Best of all, there are classic trains that have been restored to their previous glory, with elegant overnight sleeper compartments and fine dining that can be enjoyed while the landscape races by. There are sightseeing trains that provide a comfortable way to see some of the world’s most beautiful places, such as the Canadian Rockies. When you don’t have to drive, you can give all your attention your surroundings.
Train as Icon
Trains are deeply embedded in human consciousness, especially in America. Trains were core to the development of America, the westward expansion, and the Great Depression when millions of unemployed and homeless hopped freights to travel. When you travel by train, you can experience many of these associations.
Trains date back at least to 600 BC in Greece, when cars pulled by men or animals rolled on grooves in limestone. James Watt developed a steam engine in 1769 to power machines in factories, and by 1785 he had miniaturized the technology with a piston engine small enough to power a train.
The steam locomotive vastly changed the world of the 19th Century. For the first time people could travel across land as easily as they had traveled across the sea for millennia. It was the first form of land transportation faster than a horse.
Trains of Thought
The list of movies with iconic railroad scenes is endless, including Murder on the Orient Express, Hard Day’s Night, From Russia with Love and North by Northwest. And there are countless songs about trains. Often trains are metaphors, such as when Curtis Mayfield wrote, “All you need is faith to hear the diesels humming. Don’t need no ticket, you just thank The Lord.”
My playlist of train songs would be long indeed, with songs like “The Train Kept a Rollin’”, “Long Train Running”, “Midnight Train to Georgia” and “Hobo’s Lullaby.” They come rushing into my memory when I am on a train.
Trains even figured into Einstein’s Theory of Relativity. It was while riding trains as a youth in Munich, experiencing the sensation of feeling like you are standing still while the platform is moving, that he began the thinking about matters of space and time that eventually led to his earthshattering theory.
In one of his “thought experiments” Einstein imagined the difference in view of a person riding a train and another on the land as the train went by.

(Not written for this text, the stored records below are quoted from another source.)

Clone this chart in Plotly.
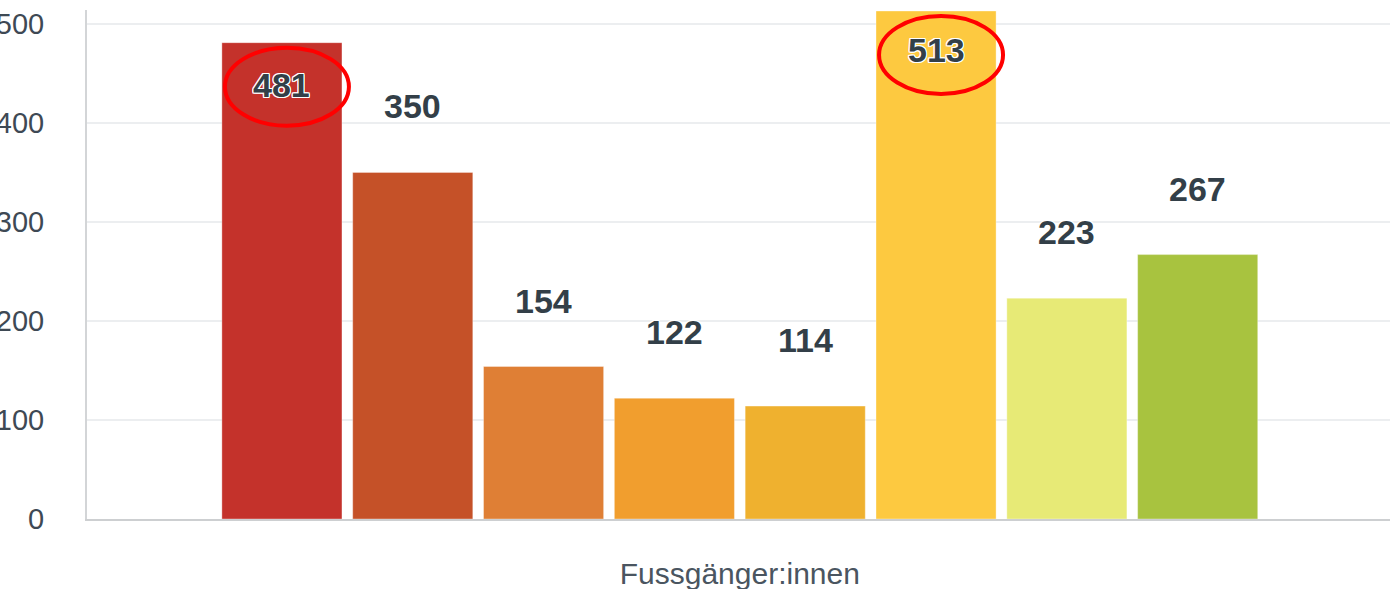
import plotly.graph_objects as go

category = "Fussgänger:innen"
series_names = ["Serie 1", "Serie 2", "Serie 3", "Serie 4", "Serie 5", "Serie 6", "Serie 7", "Serie 8"]
values = [481, 350, 154, 122, 114, 513, 223, 267]
colors = ["#C4322B", "#C55128", "#DF7F35", "#F19E2E", "#EFB12F", "#FDC940", "#E7EA76", "#A8C33F"]
highlighted = [True, False, False, False, False, True, False, False]
y_ticks = [0, 100, 200, 300, 400, 500]

fig = go.Figure()
positions = list(range(len(values)))
for i, (name, v, c) in enumerate(zip(series_names, values, colors)):
    fig.add_trace(go.Bar(
        x=[positions[i]], y=[v], name=name, width=0.918,
        marker=dict(color=c, line=dict(color="rgba(255,255,255,0.35)", width=1)),
        showlegend=False, hoverinfo="y",
    ))

outline = ("1px 1px 0 #fff, -1px -1px 0 #fff, 1px -1px 0 #fff, -1px 1px 0 #fff, "
           "0 1px 0 #fff, 0 -1px 0 #fff, 1px 0 0 #fff, -1px 0 0 #fff")
for i, v in enumerate(values):
    fig.add_annotation(
        x=positions[i], y=v, text=str(v), showarrow=False,
        yshift=(-42 if v < 500 else -39) if highlighted[i] else 66,
        font=dict(family="Liberation Sans, Arial, sans-serif", size=34, color="#333F48",
                  weight="bold", shadow=outline),
    )
    if highlighted[i]:
        fig.add_shape(
            type="circle", xref="x", yref="y", xsizemode="pixel", ysizemode="pixel",
            xanchor=positions[i], yanchor=v,
            x0=-57, x1=67, y0=-83, y1=-5,
            line=dict(color="#FF0000", width=4), fillcolor="rgba(0,0,0,0)",
        )

fig.update_layout(
    width=1398, height=589,
    margin=dict(l=87, r=8, t=10, b=70),
    paper_bgcolor="white", plot_bgcolor="white",
    font=dict(family="Liberation Sans, Arial, sans-serif", color="#3E4954"),
)
fig.update_xaxes(
    range=[-1.49, 8.47], tickvals=[(len(values) - 1) / 2], ticktext=[category],
    showgrid=False, zeroline=False, showline=True, linecolor="#CDCFD1", linewidth=2,
    tickfont=dict(size=30, color="#4A5560"), ticks="", ticklabelstandoff=27,
    automargin=False,
)
fig.update_yaxes(
    range=[0, 514], tickvals=y_ticks,
    showgrid=True, gridcolor="#ECEEF0", gridwidth=2,
    zeroline=False, showline=True, linecolor="#D3D5D7", linewidth=2,
    tickfont=dict(size=29, color="#3E4954"), ticks="", ticklabelstandoff=35,
    automargin=False,
)

fig.write_html("out.html", config={"displayModeBar": False},
               post_script="document.body.style.margin='0';")
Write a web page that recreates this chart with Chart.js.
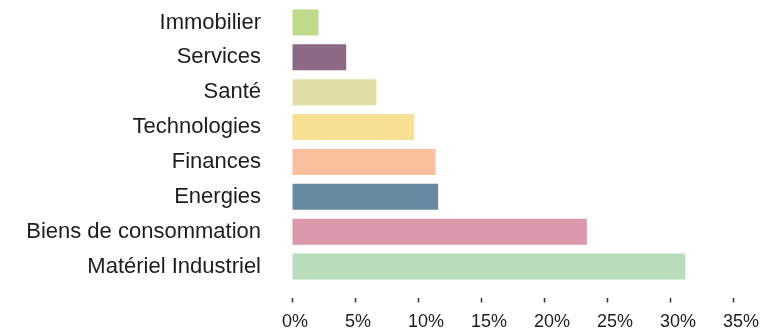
<!DOCTYPE html>
<html lang="fr">
<head>
    <meta charset="UTF-8">
    <title>Répartition sectorielle</title>
    <script src="https://cdn.jsdelivr.net/npm/chart.js"></script>
    <style>
        html, body {
            margin: 0;
            padding: 0;
            background: #ffffff;
        }
        .chart-container {
            width: 773px;
            height: 334px;
            position: relative;
        }
    </style>
</head>
<body>
    <div class="chart-container">
        <canvas id="secteurChart"></canvas>
    </div>

    <script>
        // Secteurs (du haut vers le bas)
        const secteurs = ['Immobilier', 'Services', 'Santé', 'Technologies', 'Finances', 'Energies', 'Biens de consommation', 'Matériel Industriel'];
        // Poids en %
        const poids = [2.1, 4.3, 6.7, 9.7, 11.4, 11.6, 23.4, 31.2];
        const couleurs = ['#bddb88', '#8c6a85', '#e0dea5', '#f8e093', '#fac09e', '#688aa0', '#da98aa', '#b9dcbb'];
        const ticksX = [0, 5, 10, 15, 20, 25, 30, 35];

        const police = "'Liberation Sans', Arial, Helvetica, sans-serif";

        const ctx = document.getElementById('secteurChart').getContext('2d');
        new Chart(ctx, {
            type: 'bar',
            data: {
                labels: secteurs,
                datasets: [{
                    data: poids,
                    backgroundColor: couleurs,
                    borderWidth: 0,
                    categoryPercentage: 1,
                    barPercentage: 0.746
                }]
            },
            options: {
                indexAxis: 'y',
                responsive: true,
                maintainAspectRatio: false,
                animation: false,
                layout: {
                    padding: { top: 5, right: 40, bottom: 0, left: 0 }
                },
                plugins: {
                    legend: { display: false },
                    tooltip: { enabled: false }
                },
                scales: {
                    x: {
                        min: 0,
                        max: 35,
                        afterBuildTicks: function (scale) {
                            scale.ticks = ticksX.map(v => ({ value: v }));
                        },
                        afterFit: function (scale) {
                            scale.height = 50;
                            scale.paddingLeft = 0;
                            scale.paddingRight = 0;
                        },
                        border: { display: false },
                        grid: {
                            drawOnChartArea: false,
                            drawTicks: true,
                            tickLength: 19,
                            tickWidth: 1.5,
                            tickColor: '#333333',
                            tickBorderDash: [0, 14, 4.5, 20]
                        },
                        ticks: {
                            padding: 8,
                            maxRotation: 0,
                            align: 'start',
                            labelOffset: -10,
                            color: '#1d1d1d',
                            font: { family: police, size: 18 },
                            callback: function (value) {
                                return value + '%';
                            }
                        }
                    },
                    y: {
                        afterFit: function (scale) {
                            // largeur fixe et pas de marge verticale ajoutée par les étiquettes
                            scale.width = 292;
                            scale.paddingTop = 0;
                            scale.paddingBottom = 0;
                        },
                        border: { display: false },
                        grid: { display: false, drawTicks: false },
                        ticks: {
                            autoSkip: false,
                            padding: 31,
                            color: '#1d1d1d',
                            font: { family: police, size: 22 }
                        }
                    }
                }
            }
        });
    </script>
</body>
</html>
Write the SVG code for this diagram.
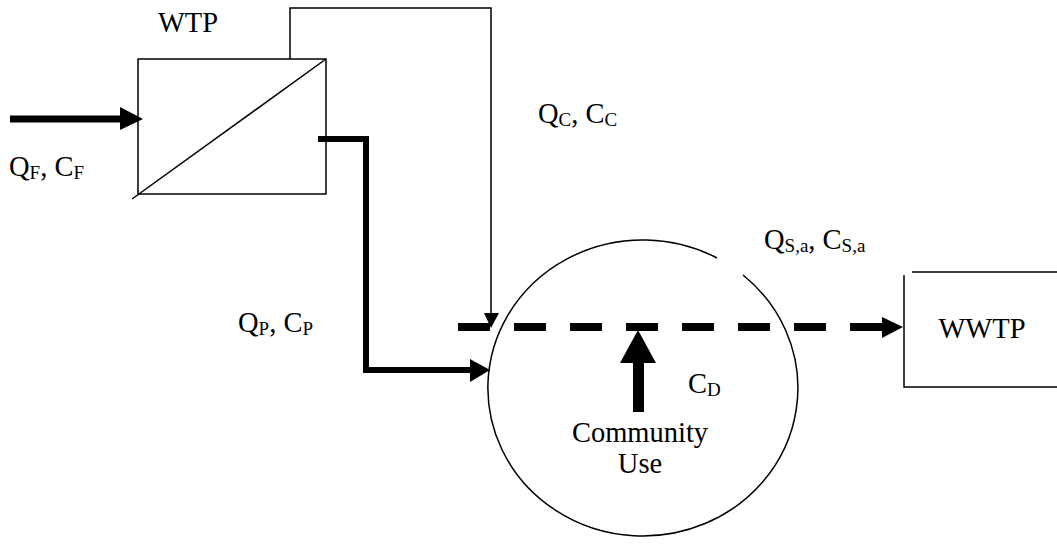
<svg xmlns="http://www.w3.org/2000/svg" width="1057" height="544" viewBox="0 0 1057 544">
<style>
text{font-family:"Liberation Serif","Times New Roman",serif;font-size:28.5px;fill:#000}
.sub{font-size:19px}
.thin{fill:none;stroke:#000;stroke-width:1.5}
.thick{fill:none;stroke:#000;stroke-width:7}
</style>
<rect width="1057" height="544" fill="#fff"/>
<g id="wtp">
<rect class="thin" x="138" y="59" width="188" height="135"/>
<line class="thin" x1="132" y1="199" x2="326" y2="59"/>
<text x="188" y="32" text-anchor="middle">WTP</text>
</g>
<g id="community">
<path class="thin" d="M743,275 A155,148 0 1 1 717,258"/>
<rect x="633" y="362" width="11" height="50" fill="#000"/>
<polygon points="620,363 656,363 638,330" fill="#000"/>
<text x="640" y="442" text-anchor="middle">Community</text>
<text x="640" y="473" text-anchor="middle">Use</text>
<text x="688" y="393">C<tspan class="sub" dy="3">D</tspan></text>
</g>
<g id="wwtp">
<line class="thin" x1="912" y1="272" x2="1057" y2="272"/>
<polyline class="thin" points="904,275 904,387 1057,387"/>
<text x="982" y="338" text-anchor="middle">WWTP</text>
</g>
<g id="connectors">
<line class="thick" x1="10" y1="119" x2="122" y2="119"/>
<polygon points="120,107 143,119 120,130" fill="#000"/>
<polyline class="thin" points="290,59 290,8 491,8 491,315"/>
<polygon points="484,313 499,313 491,328" fill="#000"/>
<polyline fill="none" stroke="#000" stroke-width="6" points="318,139 366,139 366,370 472,370"/>
<polygon points="470,359 490,370 470,382" fill="#000"/>
<line stroke="#000" stroke-width="8" stroke-dasharray="32 24" x1="458" y1="327" x2="882" y2="327"/>
<polygon points="882,317 903,327 882,338" fill="#000"/>
</g>
<g id="labels">
<text x="9" y="176">Q<tspan class="sub" dy="3">F</tspan><tspan dy="-3">, C</tspan><tspan class="sub" dy="3">F</tspan></text>
<text x="538" y="123">Q<tspan class="sub" dy="3">C</tspan><tspan dy="-3">, C</tspan><tspan class="sub" dy="3">C</tspan></text>
<text x="238" y="332">Q<tspan class="sub" dy="3">P</tspan><tspan dy="-3">, C</tspan><tspan class="sub" dy="3">P</tspan></text>
<text x="764" y="249">Q<tspan class="sub" dy="3">S,a</tspan><tspan dy="-3">, C</tspan><tspan class="sub" dy="3">S,a</tspan></text>
</g>
</svg>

If two lightning strikes at the front and the rear of the train appeared to be simultaneous to the person on the land, they would not be simultaneous to the person on the moving train because he would be traveling toward one and away from the other.
Which is all to say, there is no end to the fascination with trains. I have just begun to talk about them and could continue until late into the night.
I highly recommend partaking of the modern train experience.